Now, Dai Zovi argues that in an environment where software and cloud services are at the core of much of what IT accomplishes in business, security has a new and critical opportunity to work with others and to make an impact throughout every organization. He offered three principles for directing those efforts. They are:

  • Work backward from the job to be done;
  • Seek and apply leverage, develop feedback loops and scale with software automation;
  • Understand that culture trumps strategy, and strategy is still more important than tactics.

In explaining these three philosophies, Dai Zovi made the case for automation as the way forward for security teams seeking to accomplish more with limited resources.
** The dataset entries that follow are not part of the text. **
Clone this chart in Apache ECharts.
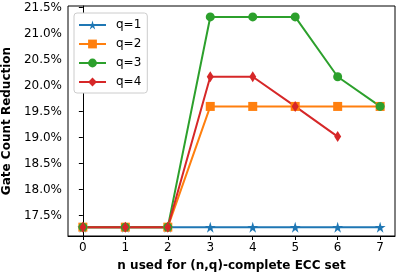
<!DOCTYPE html>
<html><head><meta charset="utf-8">
<script src="https://cdn.jsdelivr.net/npm/echarts@6/dist/echarts.min.js"></script>
<style>html,body{margin:0;padding:0;background:#fff}#c{width:399px;height:276px}</style>
</head><body><div id="c"></div>
<script>
const nValues = [0, 1, 2, 3, 4, 5, 6, 7];
const q1 = [17.28, 17.28, 17.28, 17.28, 17.28, 17.28, 17.28, 17.28];
const q2 = [17.28, 17.28, 17.28, 19.60, 19.60, 19.60, 19.60, 19.60];
const q3 = [17.28, 17.28, 17.28, 21.32, 21.32, 21.32, 20.17, 19.60];
const q4 = [17.28, 17.28, 17.28, 20.17, 20.17, 19.60, 19.02];
const yTicks = [17.5, 18.0, 18.5, 19.0, 19.5, 20.0, 20.5, 21.0, 21.5];
const xTicks = [0, 1, 2, 3, 4, 5, 6, 7];
const seriesNames = ['q=1', 'q=2', 'q=3', 'q=4'];

const FONT = 'DejaVu Sans';
const STAR = 'path://M50,0 L61,35 L98,35 L68,57 L79,91 L50,70 L21,91 L32,57 L2,35 L39,35 Z';
const pair = arr => arr.map((v, i) => [nValues[i], v]);

const chart = echarts.init(document.getElementById('c'), null, {renderer: 'canvas'});
const mk = (name, data, color, symbol, size) => ({
  name, type: 'line', data: pair(data), color,
  symbol, symbolSize: size, showAllSymbol: true,
  lineStyle: {width: 2, color}, itemStyle: {color},
  emphasis: {disabled: true}, animation: false, z: 2
});
chart.setOption({
  animation: false,
  textStyle: {fontFamily: FONT},
  grid: {left: 68, right: 4, top: 6, bottom: 40, show: true, borderColor: '#000', borderWidth: 1,
    containLabel: false, outerBoundsMode: 'none'},
  legend: {
    data: seriesNames, orient: 'vertical', left: 74, top: 13,
    backgroundColor: '#fff', borderColor: '#ccc', borderWidth: 1, borderRadius: 3,
    padding: [6, 6, 5, 4], itemGap: 7, itemWidth: 27, itemHeight: 11,
    textStyle: {fontFamily: FONT, fontSize: 12, color: '#000', padding: [0, 0, 0, 5]}
  },
  xAxis: {
    type: 'value', min: -0.35, max: 7.35,
    name: 'n used for (n,q)-complete ECC set', nameLocation: 'middle', nameGap: 24,
    nameTextStyle: {fontFamily: FONT, fontSize: 12, fontWeight: 'bold', color: '#000'},
    axisLine: {show: true, lineStyle: {color: '#000', width: 1}},
    axisTick: {show: true, length: 4, lineStyle: {color: '#000'}, customValues: xTicks},
    axisLabel: {fontFamily: FONT, fontSize: 12, color: '#000', margin: 6, customValues: xTicks},
    splitLine: {show: false}
  },
  yAxis: {
    type: 'value', min: 17.11, max: 21.53,
    name: 'Gate Count Reduction', nameLocation: 'middle', nameGap: 47, nameRotate: 90,
    nameTextStyle: {fontFamily: FONT, fontSize: 12, fontWeight: 'bold', color: '#000'},
    axisLine: {show: true, lineStyle: {color: '#000', width: 1}},
    axisTick: {show: true, length: 4, lineStyle: {color: '#000'}, customValues: yTicks},
    axisLabel: {fontFamily: FONT, fontSize: 12, color: '#000', margin: 6, customValues: yTicks,
      formatter: v => v.toFixed(1) + '%'},
    splitLine: {show: false}
  },
  series: [
    mk('q=1', q1, '#1f77b4', STAR, 11),
    mk('q=2', q2, '#ff7f0e', 'rect', 9),
    mk('q=3', q3, '#2ca02c', 'circle', 9),
    mk('q=4', q4, '#d62728', 'diamond', [7, 11])
  ]
});
</script></body></html>
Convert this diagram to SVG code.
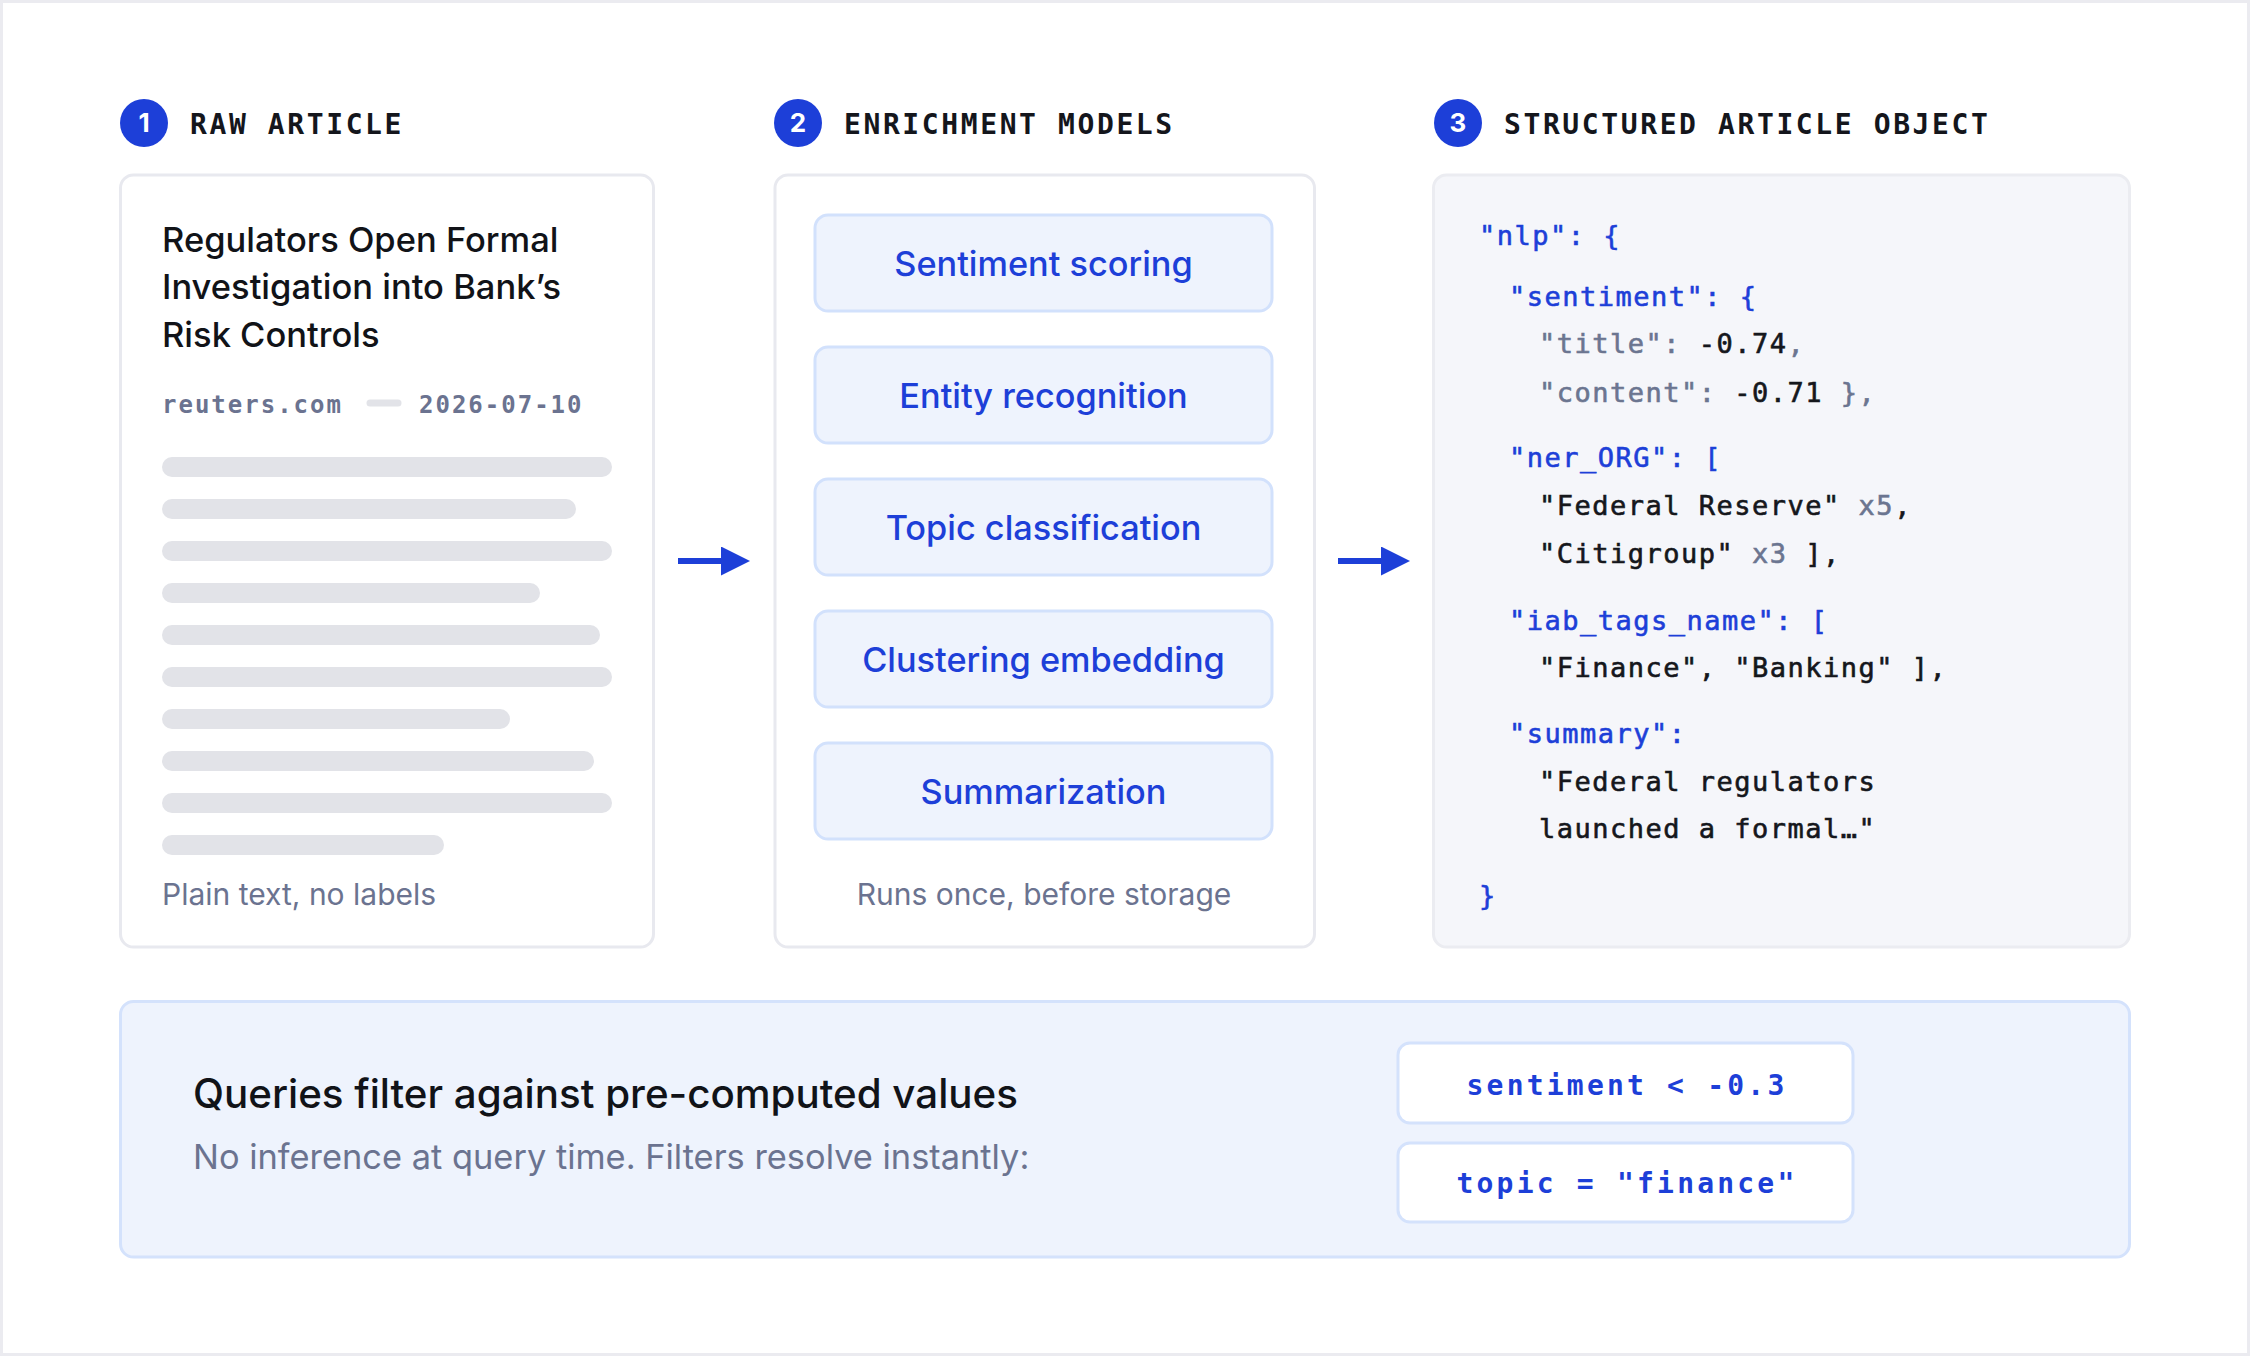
<svg xmlns="http://www.w3.org/2000/svg" width="2250" height="1356" viewBox="0 0 2250 1356">
<style>
  .frame { fill: #ffffff; stroke: #ebebf0; stroke-width: 3; }
  .panel { fill: #ffffff; stroke: #e8e9ef; stroke-width: 3; }
  .panel-code { fill: #f5f6fa; stroke: #ebecf1; stroke-width: 3; }
  .model { fill: #eef3fd; stroke: #d2e1fc; stroke-width: 3; }
  .query { fill: #eef3fd; stroke: #d4e2fc; stroke-width: 3; }
  .filter { fill: #ffffff; stroke: #d4e2fc; stroke-width: 3; }
  .bar { fill: #e2e3e8; }
  .badge { fill: #1d3fd8; }
  .badge-t { font-family: Inter, 'Liberation Sans', sans-serif; font-weight: 700; font-size: 26px; fill: #ffffff; text-anchor: middle; }
  .step { font-family: 'DejaVu Sans Mono', monospace; font-weight: 700; font-size: 28px; letter-spacing: 2.6px; fill: #14161c; }
  .title { font-family: Inter, 'Liberation Sans', sans-serif; font-weight: 500; font-size: 34.5px; fill: #111318; }
  .meta { font-family: 'DejaVu Sans Mono', monospace; font-weight: 700; font-size: 24px; letter-spacing: 2px; fill: #6b7390; }
  .note { font-family: Inter, 'Liberation Sans', sans-serif; font-size: 30px; fill: #6b7390; }
  .mlabel { font-family: Inter, 'Liberation Sans', sans-serif; font-weight: 500; font-size: 34.3px; fill: #1d3fd8; text-anchor: middle; }
  .code { font-family: 'DejaVu Sans Mono', monospace; font-size: 27px; letter-spacing: 1.5px; white-space: pre; stroke-width: 0.6px; }
  .k { fill: #1d3fd8; stroke: #1d3fd8; }
  .g { fill: #6b7590; stroke: #6b7590; }
  .v { fill: #15171c; stroke: #15171c; }
  .qh { font-family: Inter, 'Liberation Sans', sans-serif; font-weight: 500; font-size: 40.3px; fill: #111318; }
  .qs { font-family: Inter, 'Liberation Sans', sans-serif; font-size: 34.4px; fill: #6b7390; }
  .ftext { font-family: 'DejaVu Sans Mono', monospace; font-weight: 700; font-size: 28px; letter-spacing: 3.2px; fill: #1d3fd8; text-anchor: middle; white-space: pre; }
  .conn { stroke: #1d3fd8; stroke-width: 6; fill: none; }
</style>
<defs>
  <marker id="arrowhead" markerUnits="userSpaceOnUse" markerWidth="30" markerHeight="30" refX="0" refY="14.5" orient="auto">
    <path d="M0,0 L29,14.5 L0,29 Z" fill="#1d3fd8"/>
  </marker>
</defs>

<rect class="frame" x="1.5" y="1.5" width="2247" height="1353"/>

<g id="step-1">
  <circle class="badge" cx="144" cy="123" r="24"/>
  <text class="badge-t" x="144" y="132">1</text>
  <text class="step" x="190" y="134">RAW ARTICLE</text>
</g>
<g id="step-2">
  <circle class="badge" cx="798" cy="123" r="24"/>
  <text class="badge-t" x="798" y="132">2</text>
  <text class="step" x="844" y="134">ENRICHMENT MODELS</text>
</g>
<g id="step-3">
  <circle class="badge" cx="1458" cy="123" r="24"/>
  <text class="badge-t" x="1458" y="132">3</text>
  <text class="step" x="1504" y="134">STRUCTURED ARTICLE OBJECT</text>
</g>

<g id="node-raw-article">
  <rect class="panel" x="120.5" y="175" width="533" height="772" rx="13"/>
  <text class="title" x="162" y="252">Regulators Open Formal</text>
  <text class="title" x="162" y="299">Investigation into Bank’s</text>
  <text class="title" x="162" y="347">Risk Controls</text>
  <text class="meta" x="162" y="413">reuters.com</text>
  <line x1="370" y1="403" x2="398" y2="403" stroke="#e2e3e8" stroke-width="7" stroke-linecap="round"/>
  <text class="meta" x="419" y="413">2026-07-10</text>
  <rect class="bar" x="162" y="457" width="450" height="20" rx="10"/>
  <rect class="bar" x="162" y="499" width="414" height="20" rx="10"/>
  <rect class="bar" x="162" y="541" width="450" height="20" rx="10"/>
  <rect class="bar" x="162" y="583" width="378" height="20" rx="10"/>
  <rect class="bar" x="162" y="625" width="438" height="20" rx="10"/>
  <rect class="bar" x="162" y="667" width="450" height="20" rx="10"/>
  <rect class="bar" x="162" y="709" width="348" height="20" rx="10"/>
  <rect class="bar" x="162" y="751" width="432" height="20" rx="10"/>
  <rect class="bar" x="162" y="793" width="450" height="20" rx="10"/>
  <rect class="bar" x="162" y="835" width="282" height="20" rx="10"/>
  <text class="note" x="162" y="905">Plain text, no labels</text>
</g>

<g id="node-enrichment-models">
  <rect class="panel" x="775" y="175" width="539.5" height="772" rx="13"/>
  <g id="model-sentiment">
    <rect class="model" x="815" y="215" width="457" height="96" rx="13"/>
    <text class="mlabel" x="1043.5" y="276">Sentiment scoring</text>
  </g>
  <g id="model-entity">
    <rect class="model" x="815" y="347" width="457" height="96" rx="13"/>
    <text class="mlabel" x="1043.5" y="408">Entity recognition</text>
  </g>
  <g id="model-topic">
    <rect class="model" x="815" y="479" width="457" height="96" rx="13"/>
    <text class="mlabel" x="1043.5" y="540">Topic classification</text>
  </g>
  <g id="model-clustering">
    <rect class="model" x="815" y="611" width="457" height="96" rx="13"/>
    <text class="mlabel" x="1043.5" y="672">Clustering embedding</text>
  </g>
  <g id="model-summarization">
    <rect class="model" x="815" y="743" width="457" height="96" rx="13"/>
    <text class="mlabel" x="1043.5" y="804">Summarization</text>
  </g>
  <text class="note" x="1044" y="905" text-anchor="middle">Runs once, before storage</text>
</g>

<g id="node-structured-object">
  <rect class="panel-code" x="1433.5" y="175" width="696" height="772" rx="13"/>
  <text class="code" x="1479" y="245"><tspan class="k">"nlp": {</tspan></text>
  <text class="code" x="1509" y="306"><tspan class="k">"sentiment": {</tspan></text>
  <text class="code" x="1539" y="353"><tspan class="g">"title": </tspan><tspan class="v">-0.74</tspan><tspan class="g">,</tspan></text>
  <text class="code" x="1539" y="402"><tspan class="g">"content": </tspan><tspan class="v">-0.71</tspan><tspan class="g"> },</tspan></text>
  <text class="code" x="1509" y="467"><tspan class="k">"ner_ORG": [</tspan></text>
  <text class="code" x="1539" y="515"><tspan class="v">"Federal Reserve"</tspan><tspan class="g"> x5</tspan><tspan class="v">,</tspan></text>
  <text class="code" x="1539" y="563"><tspan class="v">"Citigroup"</tspan><tspan class="g"> x3</tspan><tspan class="v"> ],</tspan></text>
  <text class="code" x="1509" y="630"><tspan class="k">"iab_tags_name": [</tspan></text>
  <text class="code" x="1539" y="677"><tspan class="v">"Finance", "Banking" ],</tspan></text>
  <text class="code" x="1509" y="743"><tspan class="k">"summary":</tspan></text>
  <text class="code" x="1539" y="791"><tspan class="v">"Federal regulators</tspan></text>
  <text class="code" x="1539" y="838"><tspan class="v">launched a formal…"</tspan></text>
  <text class="code" x="1479" y="905"><tspan class="k">}</tspan></text>
</g>

<g id="node-query">
  <rect class="query" x="120.5" y="1001.5" width="2009" height="255.5" rx="13"/>
  <text class="qh" x="193" y="1108">Queries filter against pre-computed values</text>
  <text class="qs" x="193" y="1169">No inference at query time. Filters resolve instantly:</text>
  <g id="filter-sentiment">
    <rect class="filter" x="1398" y="1043" width="455" height="80" rx="12"/>
    <text class="ftext" x="1627" y="1095">sentiment &lt; -0.3</text>
  </g>
  <g id="filter-topic">
    <rect class="filter" x="1398" y="1143" width="455" height="79" rx="12"/>
    <text class="ftext" x="1627" y="1193">topic = "finance"</text>
  </g>
</g>

<g id="connectors">
  <line class="conn" x1="678" y1="561" x2="721" y2="561" marker-end="url(#arrowhead)"/>
  <line class="conn" x1="1338" y1="561" x2="1381" y2="561" marker-end="url(#arrowhead)"/>
</g>
</svg>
 “We must work smarter, not just harder, through better software and better automation,” he said, noting that automated feedback loops are crucial for security to understand what is effective.

“The tighter feedback loop wins,” he said.

But a culture shift is the top priority for security, said Dai Zovi. Security teams need to collaborate with other divisions and work to be a team that all parts of the organization see as an integral business driver. This means offering solutions to enable mission-critical business goals.

 “Instead of saying no, start with yes and here’s how we can help,” he said. “It’s all about cultivating empathy. It’s something you practice and grow. This is the way we meet the challenge of leveling up on security.”

The message of the keynote was largely enforced in a later session during the day titled "Controlled Chaos: The Inevitable Marriage of DevOps & Security." Kelly Shortridge, vice president of product strategy at Capsule8, and Nicole Forsgren, research & strategy with Google Cloud, laid out the case for why most organizations are becoming software organizations in some form.

Among the presenters’ points: that DevOps and agile are not the same thing, despite what many have heard.

DevOps, Forsgren argued, is about changing cultural mindset, and delivering good outcomes. It is a mindset that unifies responsibility and accountability.

In terms of adoption of DevOps, Forsgren said there is little doubt why it is at the heart of what elite IT teams are doing now, and it is the future for others.

“There is no turning this ship around,” she said. “Too many people are seeing huge benefits from this. Infosec can join DevOps, or watch as DevOps carves its own secure path.”

Forsgren then went on to explain why chaos engineering, an approach to software development that espouses experimenting in production to find vulnerabilities so the system can weather unexpected failures later, and resilience, are what she sees for infosec’s future. She stressed that embracing these approaches will require a shift in mindset for many security professionals, but was unapologetic about the need for them to get on board. She was critical of what she called a common refrain among security professionals.

“’DevOps doesn’t care about security’” is a lazy strawman,” she said. “Stop it.”

For her part of the presentation, like Dai Zovi, Shortridge stressed that security’s goal should be to support innovation in the face of change – not to create friction. She noted there can be no excuses going forward for a change in attitude among security professionals.

“Infosec has arguably failed,” she said. “So ‘this is how we’ve always done it’ is invalid.”